### TASK TO CARRY OUT
Filter for the word "with" and keep each matching line.

— start SUPPLIED RECORDS —

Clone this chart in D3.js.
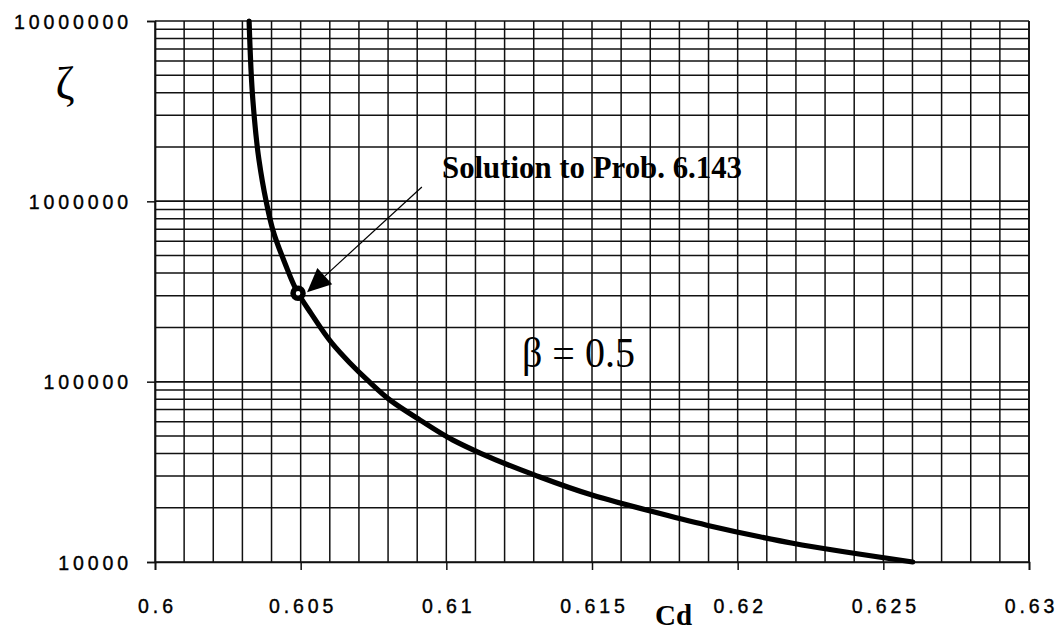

— end SUPPLIED RECORDS —
— start SUPPLIED RECORDS —

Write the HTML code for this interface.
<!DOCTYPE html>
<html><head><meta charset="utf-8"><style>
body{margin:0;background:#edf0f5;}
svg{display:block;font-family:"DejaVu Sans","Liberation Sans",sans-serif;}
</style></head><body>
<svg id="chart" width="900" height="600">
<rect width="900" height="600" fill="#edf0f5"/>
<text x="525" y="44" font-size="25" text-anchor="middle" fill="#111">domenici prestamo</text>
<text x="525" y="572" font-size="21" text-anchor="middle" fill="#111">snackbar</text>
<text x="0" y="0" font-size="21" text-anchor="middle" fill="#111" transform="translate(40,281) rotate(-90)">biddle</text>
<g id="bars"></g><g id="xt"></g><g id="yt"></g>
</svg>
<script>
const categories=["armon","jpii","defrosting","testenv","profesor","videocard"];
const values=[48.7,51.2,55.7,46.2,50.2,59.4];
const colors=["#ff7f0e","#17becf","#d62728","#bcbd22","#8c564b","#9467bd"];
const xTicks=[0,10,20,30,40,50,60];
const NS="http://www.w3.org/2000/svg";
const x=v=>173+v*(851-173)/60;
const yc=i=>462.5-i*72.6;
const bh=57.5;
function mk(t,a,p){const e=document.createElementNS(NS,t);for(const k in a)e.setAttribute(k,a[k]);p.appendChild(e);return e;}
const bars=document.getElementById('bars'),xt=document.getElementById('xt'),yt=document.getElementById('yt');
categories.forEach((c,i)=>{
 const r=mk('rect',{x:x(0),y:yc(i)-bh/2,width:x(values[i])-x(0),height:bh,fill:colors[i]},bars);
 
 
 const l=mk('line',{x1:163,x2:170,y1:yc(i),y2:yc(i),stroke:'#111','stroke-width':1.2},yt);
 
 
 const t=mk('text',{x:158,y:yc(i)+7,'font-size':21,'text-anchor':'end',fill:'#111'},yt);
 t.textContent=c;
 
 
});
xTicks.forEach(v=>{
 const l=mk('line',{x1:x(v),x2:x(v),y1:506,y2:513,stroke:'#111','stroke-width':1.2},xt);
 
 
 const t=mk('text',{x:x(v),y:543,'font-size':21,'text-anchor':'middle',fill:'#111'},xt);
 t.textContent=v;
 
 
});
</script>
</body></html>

— end SUPPLIED RECORDS —
— start SUPPLIED RECORDS —

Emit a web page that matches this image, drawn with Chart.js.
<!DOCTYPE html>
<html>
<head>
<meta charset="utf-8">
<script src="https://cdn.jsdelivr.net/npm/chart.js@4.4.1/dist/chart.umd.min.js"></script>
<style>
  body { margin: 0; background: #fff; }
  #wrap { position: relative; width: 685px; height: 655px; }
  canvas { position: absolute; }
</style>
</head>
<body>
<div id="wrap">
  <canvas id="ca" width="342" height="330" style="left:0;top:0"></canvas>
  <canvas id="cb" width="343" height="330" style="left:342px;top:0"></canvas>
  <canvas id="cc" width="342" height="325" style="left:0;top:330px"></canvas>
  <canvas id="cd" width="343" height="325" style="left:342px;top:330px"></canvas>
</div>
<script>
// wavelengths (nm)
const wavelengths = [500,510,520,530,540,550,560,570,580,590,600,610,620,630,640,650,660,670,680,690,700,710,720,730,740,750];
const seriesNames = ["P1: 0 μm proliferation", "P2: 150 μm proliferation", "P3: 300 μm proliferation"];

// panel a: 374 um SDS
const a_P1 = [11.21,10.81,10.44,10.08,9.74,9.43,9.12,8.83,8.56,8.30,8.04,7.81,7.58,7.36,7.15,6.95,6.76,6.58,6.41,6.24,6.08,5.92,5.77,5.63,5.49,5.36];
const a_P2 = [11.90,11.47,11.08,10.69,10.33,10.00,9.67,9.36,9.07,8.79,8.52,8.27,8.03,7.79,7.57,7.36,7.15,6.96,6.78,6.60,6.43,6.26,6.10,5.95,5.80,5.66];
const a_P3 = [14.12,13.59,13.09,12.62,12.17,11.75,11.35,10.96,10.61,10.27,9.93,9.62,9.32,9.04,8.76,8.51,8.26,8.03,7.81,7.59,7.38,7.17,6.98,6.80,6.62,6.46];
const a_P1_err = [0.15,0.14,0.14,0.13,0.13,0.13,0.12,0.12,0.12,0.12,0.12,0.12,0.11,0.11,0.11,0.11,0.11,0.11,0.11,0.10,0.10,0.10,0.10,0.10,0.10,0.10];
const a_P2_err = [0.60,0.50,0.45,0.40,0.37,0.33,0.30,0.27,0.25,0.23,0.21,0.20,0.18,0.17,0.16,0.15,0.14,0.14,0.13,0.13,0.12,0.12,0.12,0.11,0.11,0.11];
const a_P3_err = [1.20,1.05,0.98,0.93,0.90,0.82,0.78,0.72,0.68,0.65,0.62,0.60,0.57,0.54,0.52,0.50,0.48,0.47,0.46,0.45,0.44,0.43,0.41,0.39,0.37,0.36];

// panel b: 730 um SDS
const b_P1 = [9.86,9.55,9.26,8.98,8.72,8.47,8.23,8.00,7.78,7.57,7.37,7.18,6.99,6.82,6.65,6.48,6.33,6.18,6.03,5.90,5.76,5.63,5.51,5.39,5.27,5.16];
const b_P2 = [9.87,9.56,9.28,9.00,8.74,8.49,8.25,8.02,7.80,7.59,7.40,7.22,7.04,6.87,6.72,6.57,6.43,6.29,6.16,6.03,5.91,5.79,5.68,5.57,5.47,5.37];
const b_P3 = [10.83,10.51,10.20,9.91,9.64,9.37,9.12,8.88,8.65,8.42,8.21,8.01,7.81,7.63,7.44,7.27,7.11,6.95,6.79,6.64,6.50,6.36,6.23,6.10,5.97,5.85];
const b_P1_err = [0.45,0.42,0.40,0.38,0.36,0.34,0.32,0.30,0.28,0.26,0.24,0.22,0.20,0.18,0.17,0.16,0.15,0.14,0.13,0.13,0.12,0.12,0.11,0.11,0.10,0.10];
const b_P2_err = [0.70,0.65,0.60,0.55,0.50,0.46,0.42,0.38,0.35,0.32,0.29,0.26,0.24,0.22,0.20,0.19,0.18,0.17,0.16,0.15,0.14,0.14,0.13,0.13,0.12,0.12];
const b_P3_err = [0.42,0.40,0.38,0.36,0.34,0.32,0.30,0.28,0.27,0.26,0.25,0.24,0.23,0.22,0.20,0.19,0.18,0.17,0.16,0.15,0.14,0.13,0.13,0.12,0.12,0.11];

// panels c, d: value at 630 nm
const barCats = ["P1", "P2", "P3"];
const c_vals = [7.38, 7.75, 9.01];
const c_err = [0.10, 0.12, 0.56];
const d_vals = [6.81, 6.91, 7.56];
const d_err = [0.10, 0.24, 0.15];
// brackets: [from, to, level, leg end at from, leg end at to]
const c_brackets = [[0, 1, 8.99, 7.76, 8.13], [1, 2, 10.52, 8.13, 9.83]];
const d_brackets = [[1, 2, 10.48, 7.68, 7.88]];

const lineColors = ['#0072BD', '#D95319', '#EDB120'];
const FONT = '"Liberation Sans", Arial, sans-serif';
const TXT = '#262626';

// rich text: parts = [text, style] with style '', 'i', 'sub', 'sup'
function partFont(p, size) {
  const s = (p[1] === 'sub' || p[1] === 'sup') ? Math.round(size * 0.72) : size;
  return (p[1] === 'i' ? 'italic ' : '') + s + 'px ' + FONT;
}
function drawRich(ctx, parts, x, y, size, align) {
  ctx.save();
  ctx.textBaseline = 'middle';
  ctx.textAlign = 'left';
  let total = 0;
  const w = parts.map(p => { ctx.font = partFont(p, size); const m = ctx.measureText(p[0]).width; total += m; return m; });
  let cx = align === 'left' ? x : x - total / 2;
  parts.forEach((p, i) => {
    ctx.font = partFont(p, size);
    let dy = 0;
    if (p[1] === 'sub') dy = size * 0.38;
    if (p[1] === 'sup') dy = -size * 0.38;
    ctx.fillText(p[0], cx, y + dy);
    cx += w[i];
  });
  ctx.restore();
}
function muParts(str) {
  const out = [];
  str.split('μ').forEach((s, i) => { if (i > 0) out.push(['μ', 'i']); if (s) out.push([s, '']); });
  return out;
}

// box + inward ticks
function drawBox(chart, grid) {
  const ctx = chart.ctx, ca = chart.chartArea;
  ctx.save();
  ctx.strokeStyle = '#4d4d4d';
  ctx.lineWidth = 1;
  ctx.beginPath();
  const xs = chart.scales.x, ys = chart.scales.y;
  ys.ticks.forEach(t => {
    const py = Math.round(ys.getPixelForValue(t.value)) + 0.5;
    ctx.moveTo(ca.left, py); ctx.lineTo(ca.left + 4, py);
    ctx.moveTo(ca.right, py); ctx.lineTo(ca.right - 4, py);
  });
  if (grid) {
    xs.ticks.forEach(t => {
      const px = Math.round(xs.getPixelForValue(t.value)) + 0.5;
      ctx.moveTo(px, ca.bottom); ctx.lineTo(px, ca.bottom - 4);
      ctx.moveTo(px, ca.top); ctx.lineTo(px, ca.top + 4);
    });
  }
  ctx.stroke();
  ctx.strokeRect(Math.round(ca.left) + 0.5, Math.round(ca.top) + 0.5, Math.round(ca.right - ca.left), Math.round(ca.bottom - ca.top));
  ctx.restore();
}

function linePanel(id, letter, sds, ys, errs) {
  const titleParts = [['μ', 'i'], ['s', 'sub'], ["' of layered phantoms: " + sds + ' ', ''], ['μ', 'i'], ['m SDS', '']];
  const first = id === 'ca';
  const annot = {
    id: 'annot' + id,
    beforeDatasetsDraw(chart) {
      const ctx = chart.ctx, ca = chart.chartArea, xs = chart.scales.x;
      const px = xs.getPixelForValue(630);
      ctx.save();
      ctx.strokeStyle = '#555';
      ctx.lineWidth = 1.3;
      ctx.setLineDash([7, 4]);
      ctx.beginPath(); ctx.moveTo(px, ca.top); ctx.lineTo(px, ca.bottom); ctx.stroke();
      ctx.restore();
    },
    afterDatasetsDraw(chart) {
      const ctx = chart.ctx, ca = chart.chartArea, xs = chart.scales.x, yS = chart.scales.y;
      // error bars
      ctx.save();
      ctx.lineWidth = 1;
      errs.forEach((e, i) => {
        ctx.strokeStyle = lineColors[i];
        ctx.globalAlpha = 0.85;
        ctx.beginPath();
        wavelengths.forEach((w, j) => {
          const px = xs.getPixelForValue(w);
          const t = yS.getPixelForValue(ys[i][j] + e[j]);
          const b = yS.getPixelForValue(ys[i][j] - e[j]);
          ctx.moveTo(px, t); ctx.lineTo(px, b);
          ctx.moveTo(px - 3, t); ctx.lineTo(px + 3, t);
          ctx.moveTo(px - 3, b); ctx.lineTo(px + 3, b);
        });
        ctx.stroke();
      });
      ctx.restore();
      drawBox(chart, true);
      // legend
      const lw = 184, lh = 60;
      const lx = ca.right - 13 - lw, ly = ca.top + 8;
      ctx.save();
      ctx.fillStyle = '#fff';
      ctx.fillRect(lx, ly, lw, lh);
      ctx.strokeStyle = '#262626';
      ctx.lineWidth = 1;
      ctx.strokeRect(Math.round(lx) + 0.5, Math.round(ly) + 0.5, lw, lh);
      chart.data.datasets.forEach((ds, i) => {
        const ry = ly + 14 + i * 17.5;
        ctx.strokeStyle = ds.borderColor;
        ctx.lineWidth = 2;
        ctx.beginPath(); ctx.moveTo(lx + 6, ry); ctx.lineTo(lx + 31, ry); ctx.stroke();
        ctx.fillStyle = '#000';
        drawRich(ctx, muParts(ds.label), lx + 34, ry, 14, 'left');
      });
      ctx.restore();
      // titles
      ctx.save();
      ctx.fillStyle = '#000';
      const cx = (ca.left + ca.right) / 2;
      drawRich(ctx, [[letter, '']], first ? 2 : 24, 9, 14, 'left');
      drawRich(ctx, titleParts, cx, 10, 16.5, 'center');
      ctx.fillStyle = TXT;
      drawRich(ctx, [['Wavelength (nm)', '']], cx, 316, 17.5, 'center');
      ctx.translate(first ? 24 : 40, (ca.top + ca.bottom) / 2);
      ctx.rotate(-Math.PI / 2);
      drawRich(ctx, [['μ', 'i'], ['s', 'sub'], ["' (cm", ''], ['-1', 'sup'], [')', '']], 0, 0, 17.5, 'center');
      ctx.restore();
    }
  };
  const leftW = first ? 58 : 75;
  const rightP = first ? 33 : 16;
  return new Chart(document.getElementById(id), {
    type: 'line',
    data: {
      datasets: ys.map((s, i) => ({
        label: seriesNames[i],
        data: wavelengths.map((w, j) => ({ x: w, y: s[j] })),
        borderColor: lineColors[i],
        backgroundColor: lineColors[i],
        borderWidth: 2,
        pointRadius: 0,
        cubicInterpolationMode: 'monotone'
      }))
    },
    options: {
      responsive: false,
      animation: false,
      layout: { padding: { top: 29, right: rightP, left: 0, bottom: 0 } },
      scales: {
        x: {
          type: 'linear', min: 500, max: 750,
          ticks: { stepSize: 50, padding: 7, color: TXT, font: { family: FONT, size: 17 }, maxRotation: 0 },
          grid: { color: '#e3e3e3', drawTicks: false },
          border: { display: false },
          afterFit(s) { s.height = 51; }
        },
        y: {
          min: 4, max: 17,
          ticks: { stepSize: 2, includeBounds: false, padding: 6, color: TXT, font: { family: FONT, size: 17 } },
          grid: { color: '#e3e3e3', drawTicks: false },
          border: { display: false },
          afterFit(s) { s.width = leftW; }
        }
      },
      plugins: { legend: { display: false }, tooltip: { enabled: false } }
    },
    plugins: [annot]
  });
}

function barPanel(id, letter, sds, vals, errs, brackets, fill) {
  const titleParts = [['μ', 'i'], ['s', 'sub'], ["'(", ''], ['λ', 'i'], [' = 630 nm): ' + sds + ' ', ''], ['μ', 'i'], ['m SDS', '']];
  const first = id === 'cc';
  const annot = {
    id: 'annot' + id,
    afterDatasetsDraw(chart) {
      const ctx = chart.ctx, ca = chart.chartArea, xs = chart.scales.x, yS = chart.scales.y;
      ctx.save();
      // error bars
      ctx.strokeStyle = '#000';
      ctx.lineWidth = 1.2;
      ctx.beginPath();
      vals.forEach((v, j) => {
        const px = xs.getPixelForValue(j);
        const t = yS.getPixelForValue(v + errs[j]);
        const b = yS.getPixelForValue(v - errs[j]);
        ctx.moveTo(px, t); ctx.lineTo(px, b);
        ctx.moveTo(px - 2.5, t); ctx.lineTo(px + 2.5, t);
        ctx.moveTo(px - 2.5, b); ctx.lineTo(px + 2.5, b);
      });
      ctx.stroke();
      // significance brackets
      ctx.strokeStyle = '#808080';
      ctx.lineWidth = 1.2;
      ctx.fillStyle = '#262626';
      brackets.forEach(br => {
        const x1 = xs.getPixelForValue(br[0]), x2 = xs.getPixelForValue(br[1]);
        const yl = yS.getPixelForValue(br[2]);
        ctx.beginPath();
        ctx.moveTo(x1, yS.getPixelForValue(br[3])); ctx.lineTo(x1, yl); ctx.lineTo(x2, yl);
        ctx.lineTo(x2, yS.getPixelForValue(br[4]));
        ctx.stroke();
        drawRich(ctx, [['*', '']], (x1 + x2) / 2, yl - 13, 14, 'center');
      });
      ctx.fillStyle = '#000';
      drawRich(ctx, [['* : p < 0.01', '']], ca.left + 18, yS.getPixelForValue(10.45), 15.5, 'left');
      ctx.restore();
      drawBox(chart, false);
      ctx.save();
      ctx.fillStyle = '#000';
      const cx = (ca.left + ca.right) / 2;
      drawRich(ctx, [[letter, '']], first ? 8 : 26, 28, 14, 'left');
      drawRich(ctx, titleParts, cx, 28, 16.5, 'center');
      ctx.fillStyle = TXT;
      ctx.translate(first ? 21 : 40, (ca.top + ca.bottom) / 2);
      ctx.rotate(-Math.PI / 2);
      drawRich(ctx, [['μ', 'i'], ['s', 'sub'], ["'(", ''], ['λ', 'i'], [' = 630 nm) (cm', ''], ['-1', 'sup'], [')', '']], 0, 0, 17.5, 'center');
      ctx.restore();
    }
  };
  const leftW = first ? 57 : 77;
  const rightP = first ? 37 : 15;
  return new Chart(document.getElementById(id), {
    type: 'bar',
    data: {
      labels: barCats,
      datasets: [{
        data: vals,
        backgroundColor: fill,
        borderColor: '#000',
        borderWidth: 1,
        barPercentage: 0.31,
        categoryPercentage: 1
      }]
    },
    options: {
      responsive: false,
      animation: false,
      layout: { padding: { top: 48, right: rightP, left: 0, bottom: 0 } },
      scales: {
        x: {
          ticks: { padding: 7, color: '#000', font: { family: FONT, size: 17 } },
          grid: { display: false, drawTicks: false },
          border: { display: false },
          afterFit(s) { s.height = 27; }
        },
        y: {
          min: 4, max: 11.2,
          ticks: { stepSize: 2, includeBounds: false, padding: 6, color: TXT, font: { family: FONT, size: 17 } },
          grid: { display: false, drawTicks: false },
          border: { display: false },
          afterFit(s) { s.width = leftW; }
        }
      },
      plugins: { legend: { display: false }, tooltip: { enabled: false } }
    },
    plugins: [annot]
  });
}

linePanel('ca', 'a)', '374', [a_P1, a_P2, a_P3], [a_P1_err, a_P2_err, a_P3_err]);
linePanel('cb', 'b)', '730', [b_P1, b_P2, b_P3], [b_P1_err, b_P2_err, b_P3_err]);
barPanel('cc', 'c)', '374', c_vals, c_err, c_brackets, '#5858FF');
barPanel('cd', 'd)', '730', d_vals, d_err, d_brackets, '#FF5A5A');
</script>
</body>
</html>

— end SUPPLIED RECORDS —

### ANSWER TO THIS EXERCISE
Emit a web page that matches this image, drawn with Chart.js.
// rich text: parts = [text, style] with style '', 'i', 'sub', 'sup'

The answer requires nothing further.